Ритм не только определял способ поэтического строения картины, но и отражал характер настроения людей.
Ритм фильма как выражение внутреннего ритма человеческого существования, здорового жизненного тонуса.
Переплавить ритм картины со всеми его особенностями в слова на бумаге — трудно; как и все в ленте, его восприятие рассчитано на зрительное воздействие. Но неожиданным помощником в такой «переплавке» может стать один из документов, сохранившийся в архиве Вертова, — «Музыкальный конспект к „Человеку с киноаппаратом“».
В конспекте, согласованном с автором, указывался характер музыкального сопровождения каждого эпизода во время демонстрации фильма в кинотеатрах. Подавляющее большинство эпизодов должна была сопровождать «оживленная музыка», «живая музыка», «аллегро» (почти везде), «бравурная музыка», «веселая, бодрая маршеобразная музыка», «веселая русская музыка», «веселый вальс бостон» (для
Восприятие действительности, основанное на приятии ее, не только вселяло бодрость в людей, окружавших человека с киноаппаратом, но вдохновляло его самого на столь свободный рассказ, свободное движение ассоциаций, на столь смелое построение внутреннего монолога.
Свободное поведение выражало его внутреннюю раскрепощенность, подготовленную окружающей действительностью, атмосферой новой жизни. В самом строе рассказа особенности художественного мышления человека с киноаппаратом были неотделимы от его социальных ощущений. От его понимания, что в увиденных им мимолетных мгновениях повседневного человеческого бытия вызревает нечто непреходящее, хотя само по себе и очень простое, — хорошее настроение людей.
Много это или мало для социальной насыщенности художественной вещи — передать хорошее настроение людей?

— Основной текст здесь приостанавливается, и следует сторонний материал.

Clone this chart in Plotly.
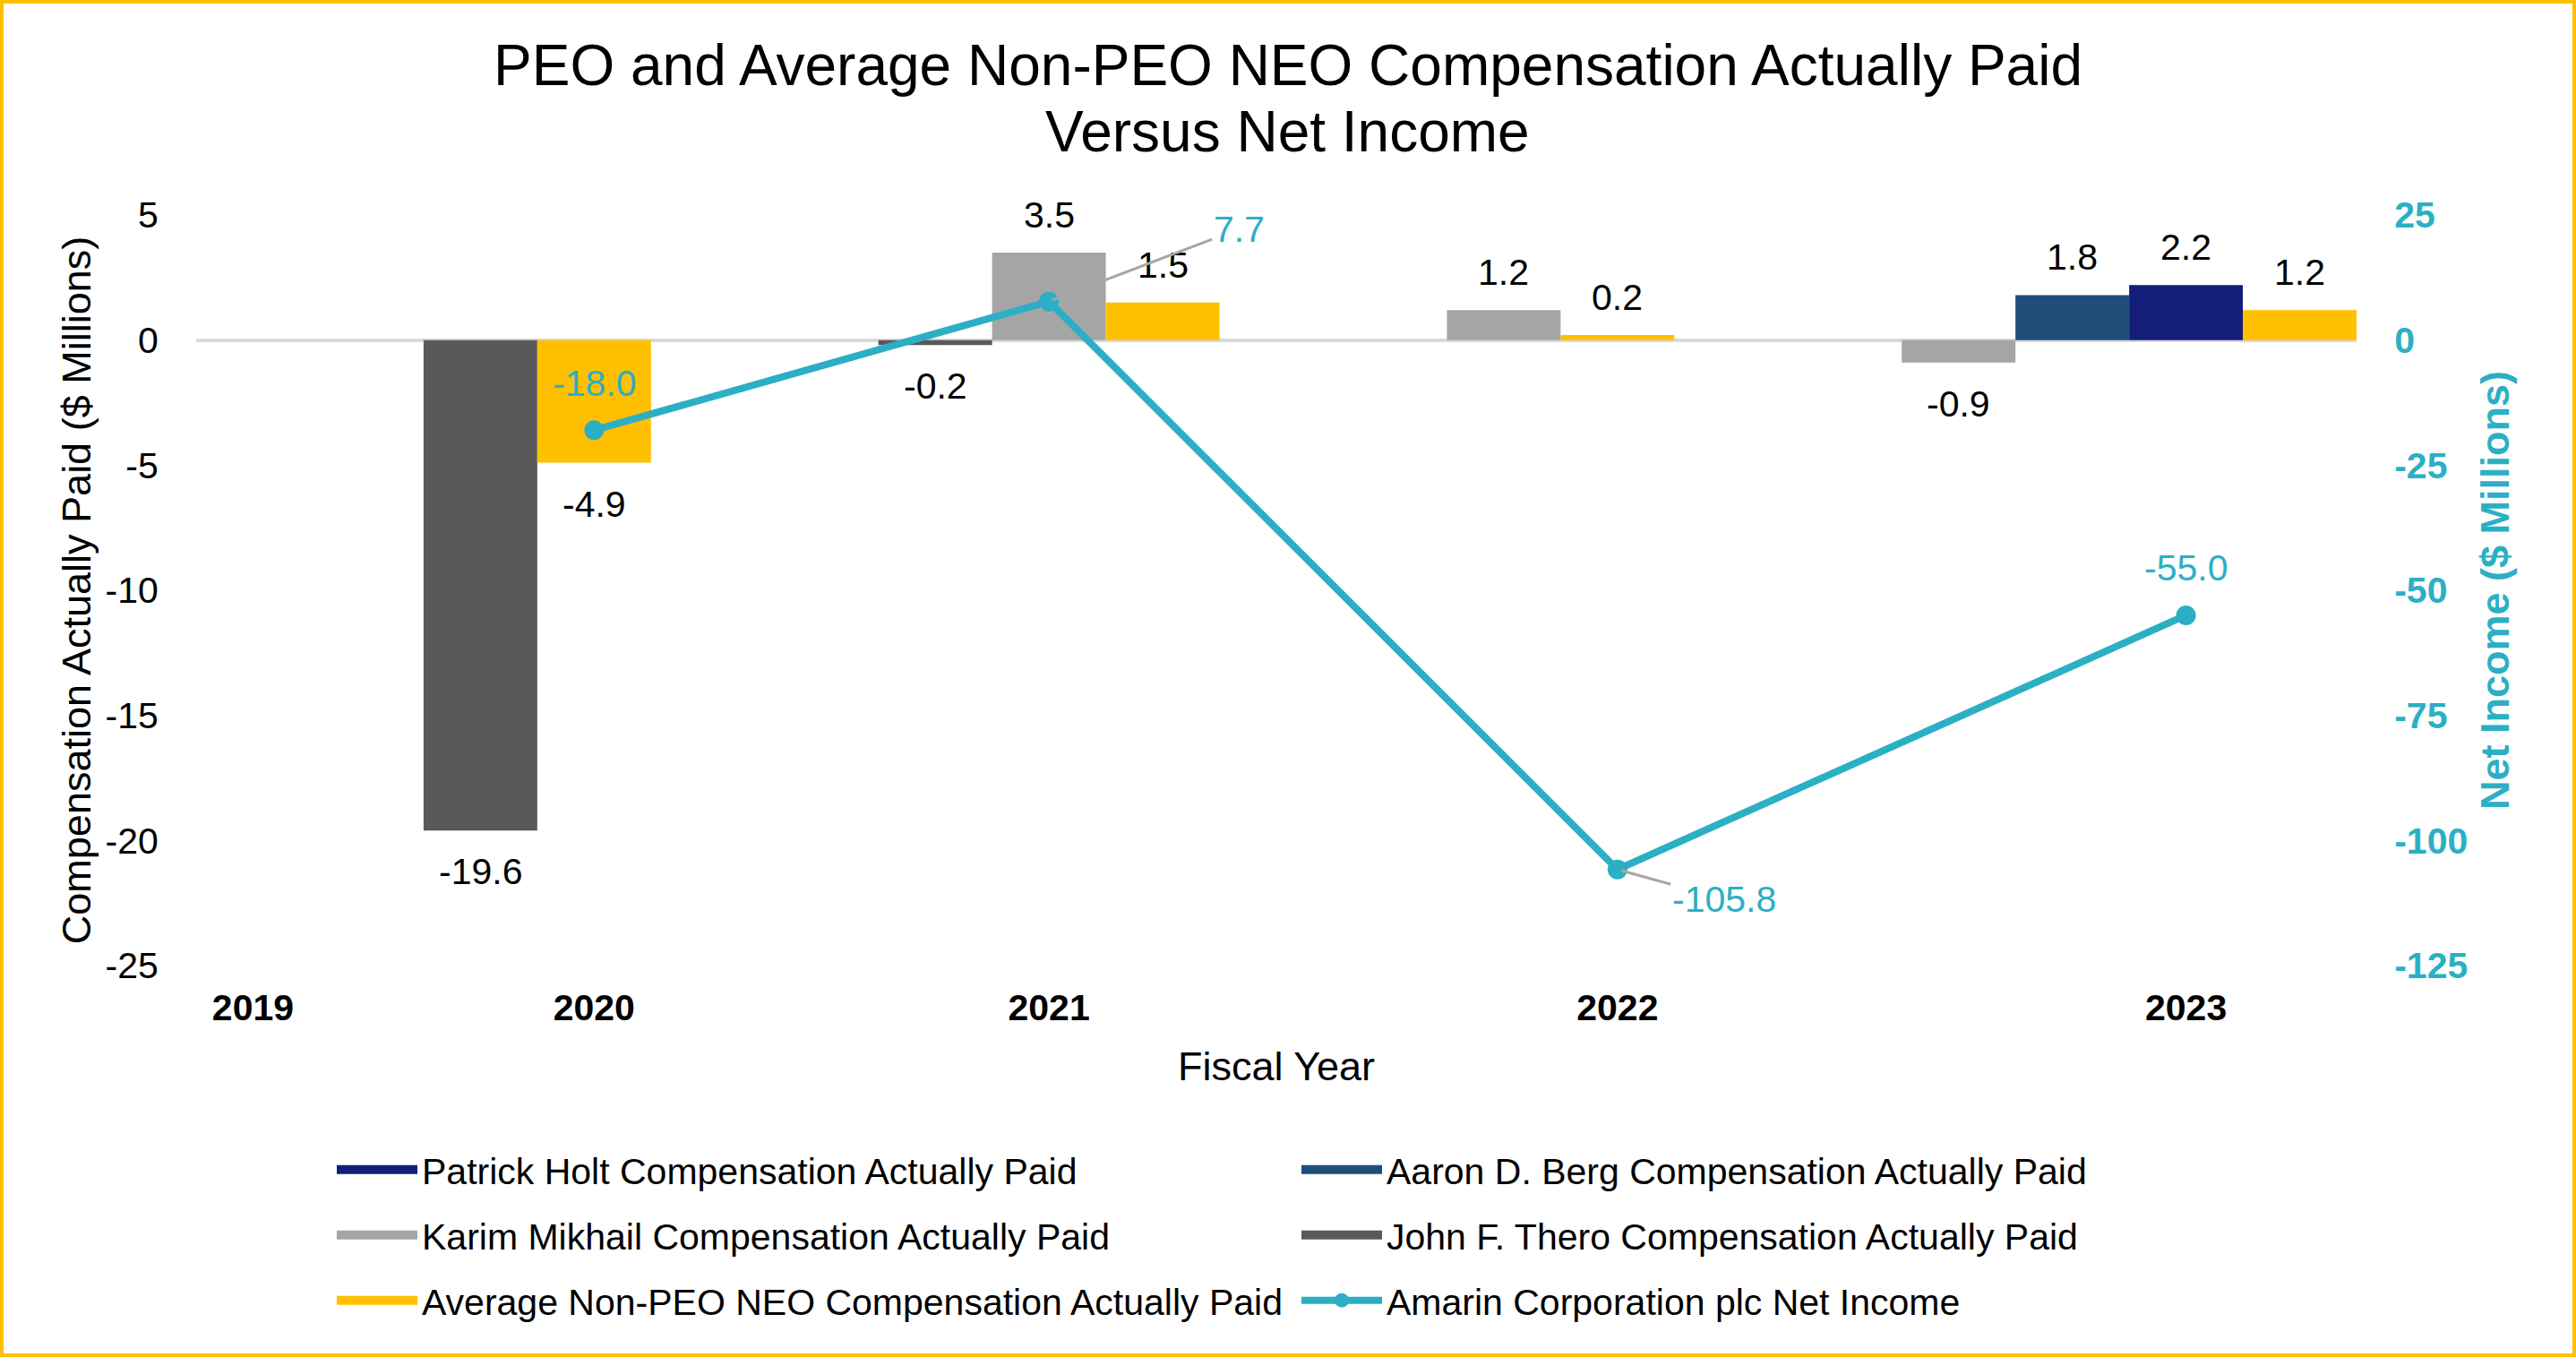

Критики, отказавшие ленте в социальном звучании, видимо, посчитали — мало. Заводы, стройки, машины, станки — это фундаментально, материально ощутимо. А настроение?.. Уж больно зыбко, идеализм какой-то.
Но то, что в это время закладывалось не только в фундамент экономики, а и в фундамент хорошего настроения, потом отзовется в истории.
В первые трудные месяцы войны, пользуясь возникшим преимуществом, фашистская авиация, танки и артиллерия сносили заводы, уничтожали станки и машины, недавно выстроенные плотины и рабочие поселки, но одного так и не сумели (при всех стараниях) истребить: вот этой памяти о хорошем настроении.
В трагические минуты люди теряли очень многое, но ее не теряли даже в трагические минуты.
Победа пришла в мае сорок пятого, а исход войны был предрешен летом сорок первого — в тот день, когда гитлеровские части двинулись через границу.
В первые дни войны (между 22-м и 26-м июня) Вертову было предложено подумать о возвращении к теме «человек с киноаппаратом» — на этот раз «человек с киноаппаратом на войне». Тот, у кого возникло предложение, охладел к нему так же быстро, как и загорелся. Но тогда, когда предложение было выдвинуто, Вертов записал в дневнике: «Моя постоянная тема… я с радостью согласился».
Он согласился с радостью, потому что понимал: с помощью своего постоянного лирического героя не только расскажет о событиях войны, о тяжких и высоких минутах испытаний, но и раскроет через чувства человека с киноаппаратом чувства народа — веру в неминуемость, вопреки тяжести испытаний, мгновения, когда снова вернется к людям хорошее настроение.
Фашизм потерпел крах не в майские дни сорок пятого, и даже не в июне сорок первого, а задолго до начала войны — в те двадцатые годы, когда трудного, неясного, не до конца понятого еще было немало, но люди нет-нет да и ловили себя на мысли, что настроение у них совсем даже ничего — неплохое!